- EXERCISE DIRECTIONS -
Without including any pictures, write out the listing below exactly.

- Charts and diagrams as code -

··········

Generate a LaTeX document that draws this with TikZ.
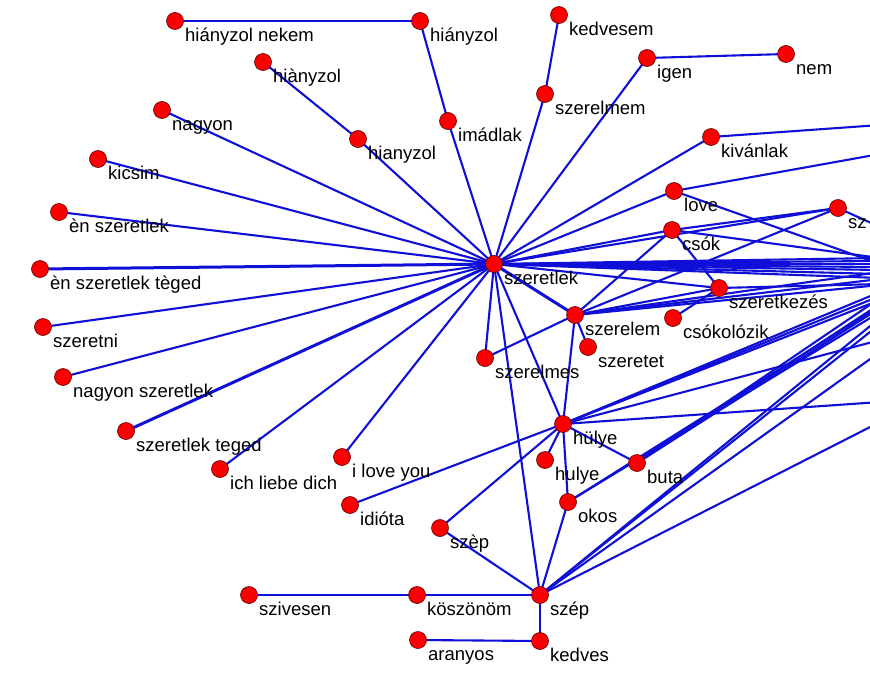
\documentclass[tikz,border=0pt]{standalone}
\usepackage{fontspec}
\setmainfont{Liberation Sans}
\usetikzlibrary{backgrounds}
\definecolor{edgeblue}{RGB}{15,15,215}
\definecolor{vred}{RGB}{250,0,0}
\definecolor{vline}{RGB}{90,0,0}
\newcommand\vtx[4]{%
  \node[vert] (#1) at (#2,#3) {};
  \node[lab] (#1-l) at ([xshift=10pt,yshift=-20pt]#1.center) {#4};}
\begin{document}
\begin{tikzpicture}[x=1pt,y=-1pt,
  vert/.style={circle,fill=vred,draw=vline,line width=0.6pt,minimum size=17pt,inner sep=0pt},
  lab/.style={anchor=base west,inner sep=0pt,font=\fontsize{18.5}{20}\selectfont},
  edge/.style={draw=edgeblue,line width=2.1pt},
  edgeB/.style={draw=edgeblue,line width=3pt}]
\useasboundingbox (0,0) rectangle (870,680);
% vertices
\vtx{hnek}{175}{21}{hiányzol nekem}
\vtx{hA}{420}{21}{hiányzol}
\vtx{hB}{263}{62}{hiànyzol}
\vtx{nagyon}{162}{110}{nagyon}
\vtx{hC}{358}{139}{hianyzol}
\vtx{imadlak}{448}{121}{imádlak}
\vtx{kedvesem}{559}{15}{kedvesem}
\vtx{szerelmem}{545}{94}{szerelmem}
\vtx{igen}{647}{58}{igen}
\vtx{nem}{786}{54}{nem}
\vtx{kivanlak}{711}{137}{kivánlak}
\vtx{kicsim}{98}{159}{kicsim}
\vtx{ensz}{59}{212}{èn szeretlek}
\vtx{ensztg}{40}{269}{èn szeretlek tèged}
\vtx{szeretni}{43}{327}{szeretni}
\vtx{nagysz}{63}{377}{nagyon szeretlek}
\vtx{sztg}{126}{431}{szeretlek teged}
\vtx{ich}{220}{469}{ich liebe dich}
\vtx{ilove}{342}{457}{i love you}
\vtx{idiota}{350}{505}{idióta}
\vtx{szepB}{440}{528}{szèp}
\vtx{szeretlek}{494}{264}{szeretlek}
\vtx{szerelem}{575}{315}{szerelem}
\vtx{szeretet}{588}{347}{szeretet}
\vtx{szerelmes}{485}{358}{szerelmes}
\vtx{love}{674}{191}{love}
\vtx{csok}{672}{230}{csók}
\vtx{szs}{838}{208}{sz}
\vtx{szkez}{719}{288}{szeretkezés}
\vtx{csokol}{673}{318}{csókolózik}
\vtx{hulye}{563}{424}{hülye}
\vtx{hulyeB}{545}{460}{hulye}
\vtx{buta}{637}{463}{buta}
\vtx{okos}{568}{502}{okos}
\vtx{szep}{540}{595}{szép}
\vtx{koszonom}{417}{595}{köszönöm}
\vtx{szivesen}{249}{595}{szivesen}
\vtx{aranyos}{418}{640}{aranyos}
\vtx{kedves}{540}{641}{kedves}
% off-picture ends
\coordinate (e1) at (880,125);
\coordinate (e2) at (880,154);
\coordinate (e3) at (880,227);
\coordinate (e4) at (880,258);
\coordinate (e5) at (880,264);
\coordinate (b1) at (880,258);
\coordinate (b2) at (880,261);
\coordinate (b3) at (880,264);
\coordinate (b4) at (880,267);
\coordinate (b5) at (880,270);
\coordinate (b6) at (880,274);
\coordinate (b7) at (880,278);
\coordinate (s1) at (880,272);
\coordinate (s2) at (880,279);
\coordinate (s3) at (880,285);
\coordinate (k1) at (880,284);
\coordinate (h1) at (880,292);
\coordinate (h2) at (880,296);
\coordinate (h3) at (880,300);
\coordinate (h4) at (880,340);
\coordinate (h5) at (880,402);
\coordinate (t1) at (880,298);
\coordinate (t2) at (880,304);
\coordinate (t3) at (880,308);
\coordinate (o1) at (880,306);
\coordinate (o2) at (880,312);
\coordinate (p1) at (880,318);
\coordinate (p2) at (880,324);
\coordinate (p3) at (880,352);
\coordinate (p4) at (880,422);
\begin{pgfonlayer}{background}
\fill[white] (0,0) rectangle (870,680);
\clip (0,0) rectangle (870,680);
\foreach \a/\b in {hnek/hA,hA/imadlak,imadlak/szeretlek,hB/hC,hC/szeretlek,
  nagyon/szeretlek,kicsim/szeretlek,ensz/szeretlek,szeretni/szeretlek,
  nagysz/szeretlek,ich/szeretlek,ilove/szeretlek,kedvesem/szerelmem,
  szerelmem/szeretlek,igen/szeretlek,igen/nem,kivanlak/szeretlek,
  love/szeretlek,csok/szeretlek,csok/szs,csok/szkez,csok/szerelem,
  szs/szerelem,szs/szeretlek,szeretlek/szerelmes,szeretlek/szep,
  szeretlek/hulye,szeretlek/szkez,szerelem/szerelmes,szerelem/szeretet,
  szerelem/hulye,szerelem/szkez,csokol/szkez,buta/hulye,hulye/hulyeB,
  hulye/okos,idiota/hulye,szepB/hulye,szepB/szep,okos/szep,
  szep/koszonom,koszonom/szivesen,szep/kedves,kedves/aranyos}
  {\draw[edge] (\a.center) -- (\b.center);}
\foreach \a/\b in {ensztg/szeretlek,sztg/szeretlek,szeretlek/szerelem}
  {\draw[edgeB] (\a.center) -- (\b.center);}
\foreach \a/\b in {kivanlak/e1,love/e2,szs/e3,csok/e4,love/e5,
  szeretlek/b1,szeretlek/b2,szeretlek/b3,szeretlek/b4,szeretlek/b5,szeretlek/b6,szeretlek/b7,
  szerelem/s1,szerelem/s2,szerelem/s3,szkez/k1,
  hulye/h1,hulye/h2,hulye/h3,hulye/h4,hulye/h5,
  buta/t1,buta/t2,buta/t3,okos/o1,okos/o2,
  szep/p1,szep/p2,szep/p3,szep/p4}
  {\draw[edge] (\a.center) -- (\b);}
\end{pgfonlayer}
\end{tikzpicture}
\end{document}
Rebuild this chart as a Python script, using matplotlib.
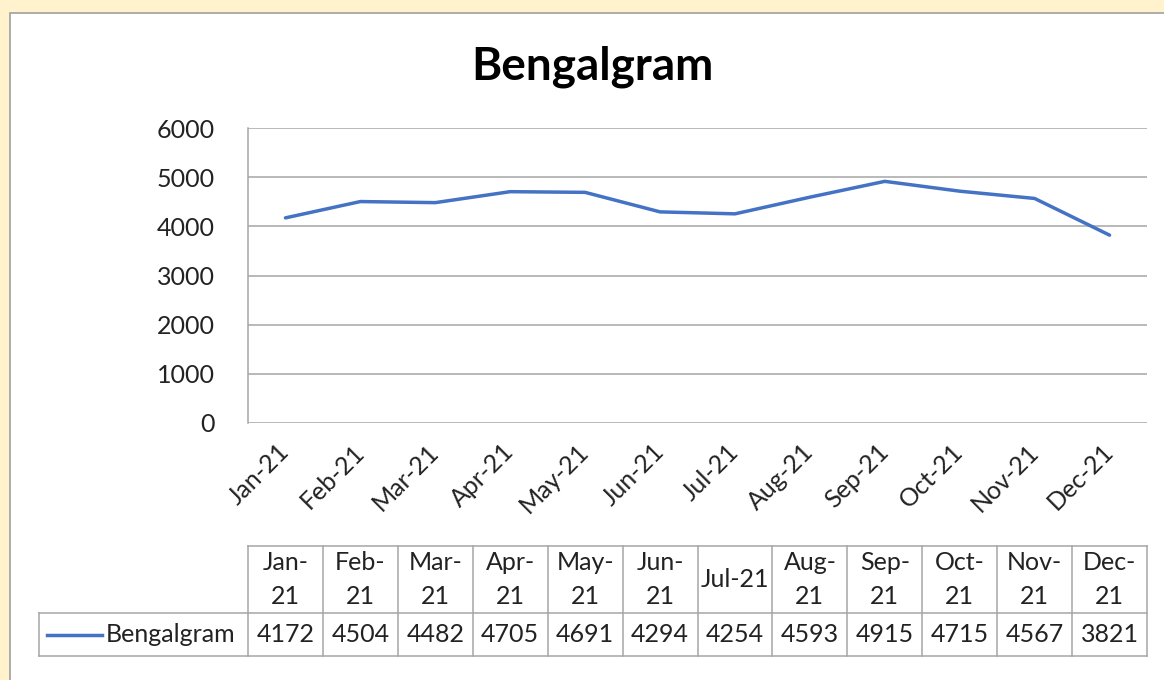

··········

- ANSWER IN FULL -
Generate a LaTeX document that draws this with TikZ.
\documentclass[tikz,border=0pt]{standalone}
\usepackage{fontspec}
\setmainfont{Liberation Sans}
\usetikzlibrary{backgrounds}
\definecolor{edgeblue}{RGB}{15,15,215}
\definecolor{vred}{RGB}{250,0,0}
\definecolor{vline}{RGB}{90,0,0}
\newcommand\vtx[4]{%
  \node[vert] (#1) at (#2,#3) {};
  \node[lab] (#1-l) at ([xshift=10pt,yshift=-20pt]#1.center) {#4};}
\begin{document}
\begin{tikzpicture}[x=1pt,y=-1pt,
  vert/.style={circle,fill=vred,draw=vline,line width=0.6pt,minimum size=17pt,inner sep=0pt},
  lab/.style={anchor=base west,inner sep=0pt,font=\fontsize{18.5}{20}\selectfont},
  edge/.style={draw=edgeblue,line width=2.1pt},
  edgeB/.style={draw=edgeblue,line width=3pt}]
\useasboundingbox (0,0) rectangle (870,680);
% vertices
\vtx{hnek}{175}{21}{hiányzol nekem}
\vtx{hA}{420}{21}{hiányzol}
\vtx{hB}{263}{62}{hiànyzol}
\vtx{nagyon}{162}{110}{nagyon}
\vtx{hC}{358}{139}{hianyzol}
\vtx{imadlak}{448}{121}{imádlak}
\vtx{kedvesem}{559}{15}{kedvesem}
\vtx{szerelmem}{545}{94}{szerelmem}
\vtx{igen}{647}{58}{igen}
\vtx{nem}{786}{54}{nem}
\vtx{kivanlak}{711}{137}{kivánlak}
\vtx{kicsim}{98}{159}{kicsim}
\vtx{ensz}{59}{212}{èn szeretlek}
\vtx{ensztg}{40}{269}{èn szeretlek tèged}
\vtx{szeretni}{43}{327}{szeretni}
\vtx{nagysz}{63}{377}{nagyon szeretlek}
\vtx{sztg}{126}{431}{szeretlek teged}
\vtx{ich}{220}{469}{ich liebe dich}
\vtx{ilove}{342}{457}{i love you}
\vtx{idiota}{350}{505}{idióta}
\vtx{szepB}{440}{528}{szèp}
\vtx{szeretlek}{494}{264}{szeretlek}
\vtx{szerelem}{575}{315}{szerelem}
\vtx{szeretet}{588}{347}{szeretet}
\vtx{szerelmes}{485}{358}{szerelmes}
\vtx{love}{674}{191}{love}
\vtx{csok}{672}{230}{csók}
\vtx{szs}{838}{208}{sz}
\vtx{szkez}{719}{288}{szeretkezés}
\vtx{csokol}{673}{318}{csókolózik}
\vtx{hulye}{563}{424}{hülye}
\vtx{hulyeB}{545}{460}{hulye}
\vtx{buta}{637}{463}{buta}
\vtx{okos}{568}{502}{okos}
\vtx{szep}{540}{595}{szép}
\vtx{koszonom}{417}{595}{köszönöm}
\vtx{szivesen}{249}{595}{szivesen}
\vtx{aranyos}{418}{640}{aranyos}
\vtx{kedves}{540}{641}{kedves}
% off-picture ends
\coordinate (e1) at (880,125);
\coordinate (e2) at (880,154);
\coordinate (e3) at (880,227);
\coordinate (e4) at (880,258);
\coordinate (e5) at (880,264);
\coordinate (b1) at (880,258);
\coordinate (b2) at (880,261);
\coordinate (b3) at (880,264);
\coordinate (b4) at (880,267);
\coordinate (b5) at (880,270);
\coordinate (b6) at (880,274);
\coordinate (b7) at (880,278);
\coordinate (s1) at (880,272);
\coordinate (s2) at (880,279);
\coordinate (s3) at (880,285);
\coordinate (k1) at (880,284);
\coordinate (h1) at (880,292);
\coordinate (h2) at (880,296);
\coordinate (h3) at (880,300);
\coordinate (h4) at (880,340);
\coordinate (h5) at (880,402);
\coordinate (t1) at (880,298);
\coordinate (t2) at (880,304);
\coordinate (t3) at (880,308);
\coordinate (o1) at (880,306);
\coordinate (o2) at (880,312);
\coordinate (p1) at (880,318);
\coordinate (p2) at (880,324);
\coordinate (p3) at (880,352);
\coordinate (p4) at (880,422);
\begin{pgfonlayer}{background}
\fill[white] (0,0) rectangle (870,680);
\clip (0,0) rectangle (870,680);
\foreach \a/\b in {hnek/hA,hA/imadlak,imadlak/szeretlek,hB/hC,hC/szeretlek,
  nagyon/szeretlek,kicsim/szeretlek,ensz/szeretlek,szeretni/szeretlek,
  nagysz/szeretlek,ich/szeretlek,ilove/szeretlek,kedvesem/szerelmem,
  szerelmem/szeretlek,igen/szeretlek,igen/nem,kivanlak/szeretlek,
  love/szeretlek,csok/szeretlek,csok/szs,csok/szkez,csok/szerelem,
  szs/szerelem,szs/szeretlek,szeretlek/szerelmes,szeretlek/szep,
  szeretlek/hulye,szeretlek/szkez,szerelem/szerelmes,szerelem/szeretet,
  szerelem/hulye,szerelem/szkez,csokol/szkez,buta/hulye,hulye/hulyeB,
  hulye/okos,idiota/hulye,szepB/hulye,szepB/szep,okos/szep,
  szep/koszonom,koszonom/szivesen,szep/kedves,kedves/aranyos}
  {\draw[edge] (\a.center) -- (\b.center);}
\foreach \a/\b in {ensztg/szeretlek,sztg/szeretlek,szeretlek/szerelem}
  {\draw[edgeB] (\a.center) -- (\b.center);}
\foreach \a/\b in {kivanlak/e1,love/e2,szs/e3,csok/e4,love/e5,
  szeretlek/b1,szeretlek/b2,szeretlek/b3,szeretlek/b4,szeretlek/b5,szeretlek/b6,szeretlek/b7,
  szerelem/s1,szerelem/s2,szerelem/s3,szkez/k1,
  hulye/h1,hulye/h2,hulye/h3,hulye/h4,hulye/h5,
  buta/t1,buta/t2,buta/t3,okos/o1,okos/o2,
  szep/p1,szep/p2,szep/p3,szep/p4}
  {\draw[edge] (\a.center) -- (\b);}
\end{pgfonlayer}
\end{tikzpicture}
\end{document}
Rebuild this chart as a Python script, using matplotlib.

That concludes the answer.